Problem to solve:
Extract every line that includes the string "seaborn".

Charts and diagrams as code:
++++++++

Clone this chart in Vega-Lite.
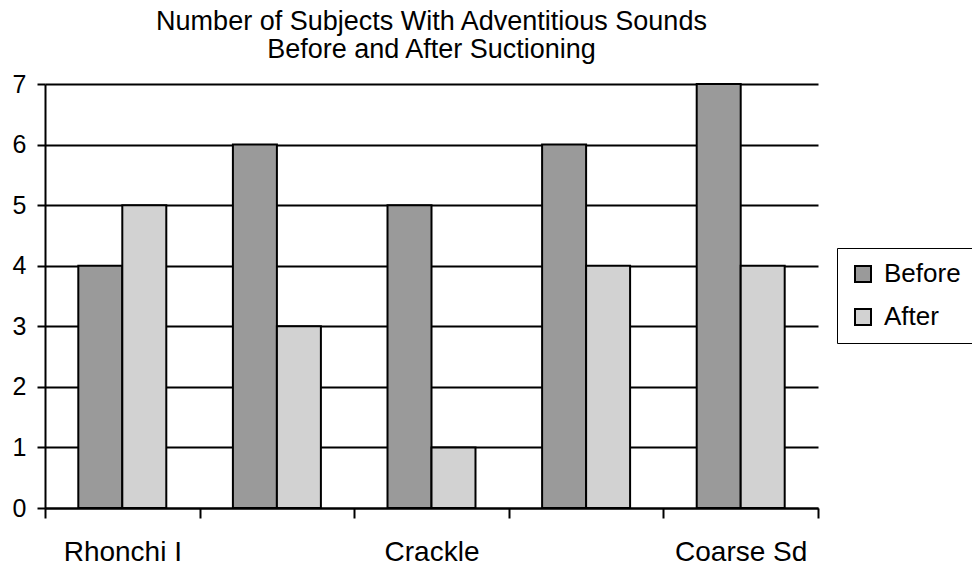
{
  "$schema": "https://vega.github.io/schema/vega-lite/v6.json",
  "width": 773,
  "height": 424,
  "autosize": {"type": "none"},
  "padding": {"left": 45, "top": 84, "right": 154, "bottom": 61},
  "background": "white",
  "config": {
    "font": "Liberation Sans",
    "view": {"stroke": null}
  },
  "title": {
    "text": ["Number of Subjects With Adventitious Sounds", "Before and After Suctioning"],
    "fontSize": 27,
    "fontWeight": "normal",
    "color": "black",
    "anchor": "middle",
    "lineHeight": 28,
    "offset": 8
  },
  "data": {
    "values": [
      {"sound": "Rhonchi I", "time": "Before", "count": 4},
      {"sound": "Rhonchi I", "time": "After", "count": 5},
      {"sound": "Rhonchi E", "time": "Before", "count": 6},
      {"sound": "Rhonchi E", "time": "After", "count": 3},
      {"sound": "Crackle", "time": "Before", "count": 5},
      {"sound": "Crackle", "time": "After", "count": 1},
      {"sound": "Wheeze", "time": "Before", "count": 6},
      {"sound": "Wheeze", "time": "After", "count": 4},
      {"sound": "Coarse Sd", "time": "Before", "count": 7},
      {"sound": "Coarse Sd", "time": "After", "count": 4}
    ]
  },
  "mark": {"type": "bar", "stroke": "black", "strokeWidth": 2},
  "encoding": {
    "x": {
      "field": "sound",
      "type": "nominal",
      "sort": ["Rhonchi I", "Rhonchi E", "Crackle", "Wheeze", "Coarse Sd"],
      "scale": {"paddingInner": 0, "paddingOuter": 0},
      "axis": {
        "title": null,
        "labelAngle": 0,
        "labelFontSize": 28,
        "labelColor": "black",
        "labelPadding": 20,
        "labelExpr": "indexof(['Rhonchi I','Crackle','Coarse Sd'], datum.value) >= 0 ? datum.label : ''",
        "tickBand": "extent",
        "tickSize": 10,
        "tickWidth": 2,
        "tickColor": "black",
        "domainColor": "black",
        "domainWidth": 2,
        "grid": false
      }
    },
    "xOffset": {
      "field": "time",
      "type": "nominal",
      "sort": ["Before", "After"],
      "scale": {"paddingInner": 0, "paddingOuter": 0.757}
    },
    "y": {
      "field": "count",
      "type": "quantitative",
      "scale": {"domain": [0, 7], "nice": false},
      "axis": {
        "title": null,
        "values": [0, 1, 2, 3, 4, 5, 6, 7],
        "labelFontSize": 25,
        "labelColor": "black",
        "labelPadding": 11,
        "tickSize": 8,
        "tickWidth": 2,
        "tickColor": "black",
        "domainColor": "black",
        "domainWidth": 2,
        "grid": true,
        "gridColor": "black",
        "gridWidth": 2,
        "gridOpacity": 1
      }
    },
    "color": {
      "field": "time",
      "type": "nominal",
      "sort": ["Before", "After"],
      "scale": {"domain": ["Before", "After"], "range": ["#9a9a9a", "#d2d2d2"]},
      "legend": {
        "title": null,
        "orient": "none",
        "legendX": 792,
        "legendY": 164,
        "symbolType": "square",
        "symbolSize": 256,
        "symbolStrokeColor": "black",
        "symbolStrokeWidth": 2,
        "labelFontSize": 26,
        "labelColor": "black",
        "labelOffset": 8,
        "rowPadding": 17,
        "padding": 13,
        "strokeColor": "black",
        "fillColor": "white"
      }
    }
  }
}
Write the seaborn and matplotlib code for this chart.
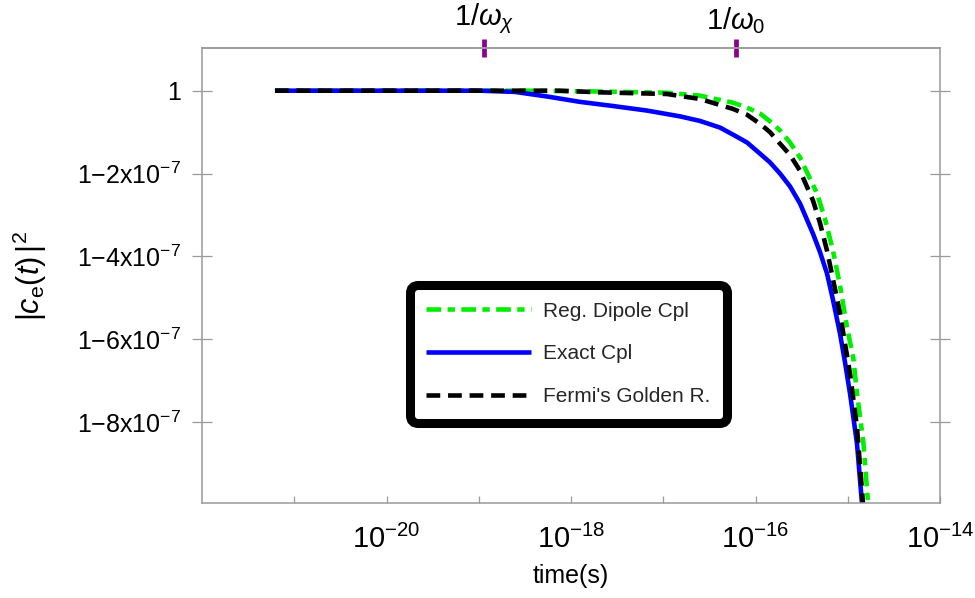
import numpy as np
import pandas as pd
import matplotlib
matplotlib.use("Agg")
import matplotlib.pyplot as plt
import seaborn as sns
from matplotlib.ticker import FixedLocator, NullFormatter

# ---- data (log10 of time in s, deviation of |c_e|^2 from 1 in units of 1e-7) ----
log_t_exact = [-21.209, -18.986, -18.607, -18.260, -17.902, -17.545, -17.176, -16.818,
               -16.602, -16.385, -16.244, -16.092, -15.951, -15.843, -15.734, -15.626,
               -15.518, -15.377, -15.300, -15.225, -15.160, -15.084, -15.030, -14.976,
               -14.900, -14.846]
dev_exact = [0.0, 0.0, -0.03, -0.14, -0.27, -0.37, -0.48, -0.62,
             -0.73, -0.89, -1.06, -1.25, -1.52, -1.73, -2.00, -2.31,
             -2.72, -3.45, -3.90, -4.41, -5.05, -5.86, -6.55, -7.30,
             -8.51, -9.95]

log_t_fgr = [-21.209, -18.120, -17.690, -16.960, -16.602, -16.244, -16.092, -15.951,
             -15.843, -15.734, -15.626, -15.518, -15.377, -15.300, -15.225, -15.160,
             -15.084, -15.030, -14.976, -14.900, -14.835]
dev_fgr = [0.0, 0.0, -0.04, -0.08, -0.20, -0.44, -0.58, -0.80,
           -1.00, -1.28, -1.55, -1.93, -2.65, -3.20, -3.86, -4.55,
           -5.37, -6.10, -6.82, -8.12, -9.95]

log_t_reg = [-21.209, -18.500, -17.690, -16.960, -16.602, -16.244, -16.092, -15.951,
             -15.843, -15.734, -15.626, -15.518, -15.333, -15.246, -15.160, -15.084,
             -15.008, -14.940, -14.900, -14.830, -14.780]
dev_reg = [0.0, 0.0, -0.02, -0.05, -0.12, -0.29, -0.41, -0.55,
           -0.74, -0.96, -1.25, -1.61, -2.48, -3.10, -3.86, -4.70,
           -5.71, -6.45, -7.30, -8.50, -9.95]

series_names = ["Reg. Dipole Cpl", "Exact Cpl", "Fermi's Golden R."]

y_ticks = [0, -2, -4, -6, -8]
y_ticklabels = ["1", r"$\mathregular{1{-}2x10^{-7}}$", r"$\mathregular{1{-}4x10^{-7}}$",
                r"$\mathregular{1{-}6x10^{-7}}$", r"$\mathregular{1{-}8x10^{-7}}$"]
x_major_exp = [-20, -18, -16, -14]
x_minor_exp = [-21, -19, -17, -15]
top_tick_logs = [-18.943, -16.211]
top_tick_labels = [r"$1/\omega_{\chi}$", r"$1/\omega_{0}$"]

# ---- build table ----
frames = []
for name, lt, dv in [(series_names[0], log_t_reg, dev_reg),
                     (series_names[1], log_t_exact, dev_exact),
                     (series_names[2], log_t_fgr, dev_fgr)]:
    frames.append(pd.DataFrame({"t": 10.0 ** np.array(lt), "dev": dv, "series": name}))
df = pd.concat(frames, ignore_index=True)

sns.set_theme(style="white")
plt.rcParams["font.family"] = ["Liberation Sans", "DejaVu Sans"]
plt.rcParams["mathtext.fontset"] = "custom"
plt.rcParams["mathtext.rm"] = "Liberation Sans"
plt.rcParams["mathtext.it"] = "Liberation Sans:italic"
plt.rcParams["mathtext.bf"] = "Liberation Sans:bold"

fig = plt.figure(figsize=(9.75, 5.98), dpi=100)
ax = fig.add_axes([202 / 975, 1 - 503 / 598, 738 / 975, 455 / 598])

palette = {series_names[0]: "#00ee00", series_names[1]: "#0000ff", series_names[2]: "#000000"}
dashes = {series_names[0]: (3.2, 1.4, 1.6, 1.4), series_names[1]: "", series_names[2]: (3.0, 1.7)}
sns.lineplot(data=df, x="t", y="dev", hue="series", style="series", palette=palette,
             dashes=dashes, linewidth=3.3, ax=ax, sort=False, estimator=None,
             hue_order=series_names, style_order=series_names)

for line in ax.get_lines():
    line.set_solid_capstyle("butt")
    line.set_solid_joinstyle("round")

ax.set_xscale("log")
ax.set_xlim(1e-22, 1e-14)
ax.set_ylim(-9.95, 1.03)

ax.xaxis.set_major_locator(FixedLocator([10.0 ** e for e in x_major_exp]))
ax.set_xticklabels([r"$10^{%d}$" % e for e in x_major_exp])
ax.xaxis.set_minor_locator(FixedLocator([10.0 ** e for e in x_minor_exp]))
ax.xaxis.set_minor_formatter(NullFormatter())

ax.set_yticks(y_ticks)
ax.set_yticklabels(y_ticklabels)

grey = "#9a9a9a"
for sp in ax.spines.values():
    sp.set_color(grey)
    sp.set_linewidth(1.1)
    sp.set_visible(True)

ax.tick_params(axis="x", which="both", direction="in", length=5, width=0.9, color=grey,
               bottom=True, top=False, labelsize=21, pad=16, labelcolor="black")
ax.tick_params(axis="y", which="major", direction="inout", length=14, width=0.9, color=grey,
               left=True, right=True, labelsize=18, pad=8, labelcolor="black")

ax.set_xlabel("time(s)", fontsize=18, labelpad=7, color="black")
ax.set_ylabel(r"$|c_{\mathrm{e}}(t)\,|^{2}$", fontsize=22, labelpad=20, color="black")

# top markers
sec = ax.secondary_xaxis("top")
sec.set_xticks([10.0 ** v for v in top_tick_logs])
sec.set_xticklabels(top_tick_labels)
sec.xaxis.set_minor_locator(FixedLocator([]))
sec.tick_params(axis="x", which="major", direction="inout", length=13, width=3.4,
                color="#8b008b", labelsize=21, pad=2, labelcolor="black")
sec.spines["top"].set_color(grey)
sec.spines["top"].set_linewidth(1.1)

leg = ax.legend(loc="center", bbox_to_anchor=(0.4966, 0.3275), fontsize=15,
                handlelength=5.0, handletextpad=0.6, labelspacing=1.15,
                borderpad=0.6, fancybox=True, frameon=True, framealpha=1)
leg.get_frame().set_edgecolor("black")
leg.get_frame().set_linewidth(6.5)
leg.get_frame().set_boxstyle("round,pad=0.2,rounding_size=0.4")
for h in leg.get_lines():
    h.set_linewidth(3.3)

fig.savefig("out.png", dpi=100)
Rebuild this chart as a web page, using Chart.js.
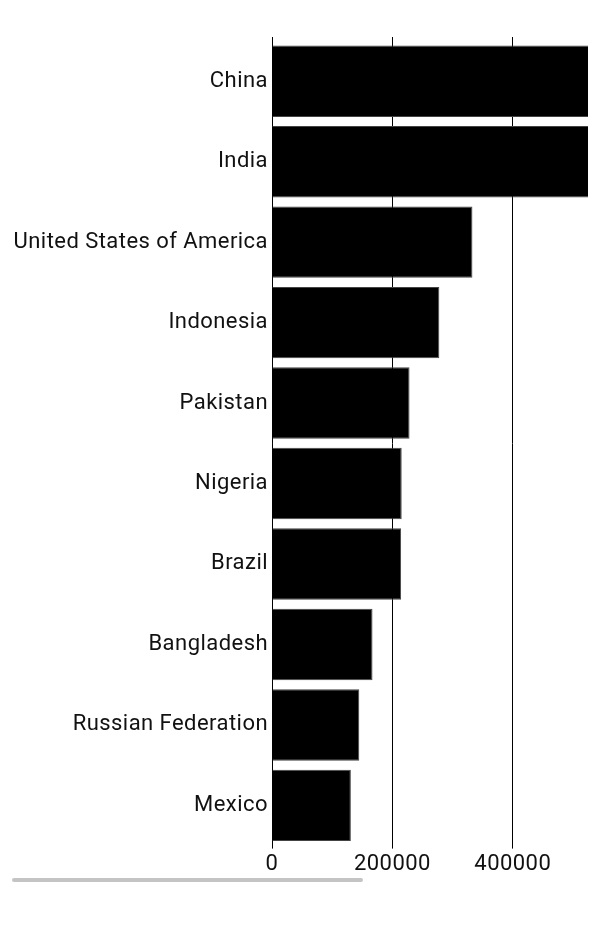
<!DOCTYPE html>
<html>
<head>
<meta charset="utf-8">
<script src="https://cdn.jsdelivr.net/npm/chart.js@4"></script>
<style>
  html, body { margin: 0; padding: 0; background: #fff; overflow: hidden; }
  #wrap { position: relative; width: 597px; height: 932px; }
  #bar { position: absolute; left: 12px; top: 878px; width: 351px; height: 4px; background: #c4c4c4; border-radius: 2px; }
</style>
</head>
<body>
<div id="wrap">
  <canvas id="c"></canvas>
  <div id="bar"></div>
</div>
<script>
const countries = ["China", "India", "United States of America", "Indonesia", "Pakistan", "Nigeria", "Brazil", "Bangladesh", "Russian Federation", "Mexico"];
const population = [1439324, 1380004, 333000, 278000, 228500, 215500, 214500, 167000, 145000, 131000];
const tickValues = [0, 200000, 400000];
const xMax = 525000;

const setTicks = s => { s.ticks = tickValues.map(v => ({ value: v })); };
const font = { family: "Roboto", size: 22 };
const LS = "0.45px";

const spacing = {
  id: "spacing",
  beforeUpdate(chart) { chart.ctx.letterSpacing = LS; },
  beforeLayout(chart) { chart.ctx.letterSpacing = LS; },
  beforeDraw(chart) { chart.ctx.letterSpacing = LS; }
};

new Chart(document.getElementById("c"), {
  type: "bar",
  data: {
    labels: countries,
    datasets: [{
      data: population,
      backgroundColor: "#000",
      borderColor: "#444",
      borderWidth: 1,
      categoryPercentage: 1,
      barPercentage: 0.888,
      clip: { left: 10, top: 10, right: 0, bottom: 10 }
    }]
  },
  plugins: [spacing],
  options: {
    indexAxis: "y",
    responsive: true,
    maintainAspectRatio: false,
    animation: false,
    devicePixelRatio: 1,
    layout: { padding: { top: 37, left: 0, right: 9, bottom: 51 } },
    plugins: { legend: { display: false }, tooltip: { enabled: false } },
    scales: {
      y: {
        grid: { display: false, drawTicks: false },
        border: { display: true, color: "#000", width: 1 },
        ticks: { font: font, color: "#111", padding: 4 },
        afterFit: s => { s.width = 272; }
      },
      x: {
        position: "bottom",
        min: 0, max: xMax,
        ticks: { font: font, color: "#111", padding: 3, maxRotation: 0, autoSkip: false, callback: v => String(v) },
        grid: { color: "#000", lineWidth: 1, tickLength: 3 },
        border: { display: false },
        afterBuildTicks: setTicks
      },
      x2: {
        axis: "x",
        position: "top",
        min: 0, max: xMax,
        ticks: { display: false, autoSkip: false },
        grid: { color: "#000", lineWidth: 1, tickLength: 4, drawOnChartArea: false },
        border: { display: false },
        afterBuildTicks: setTicks
      }
    }
  }
});
</script>
</body>
</html>
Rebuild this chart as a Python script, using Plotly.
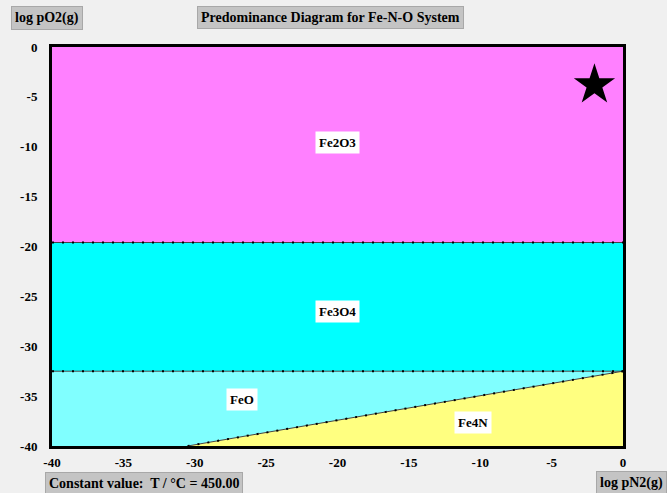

++++++++

Full output:
Write the seaborn and matplotlib code for this chart.
import seaborn as sns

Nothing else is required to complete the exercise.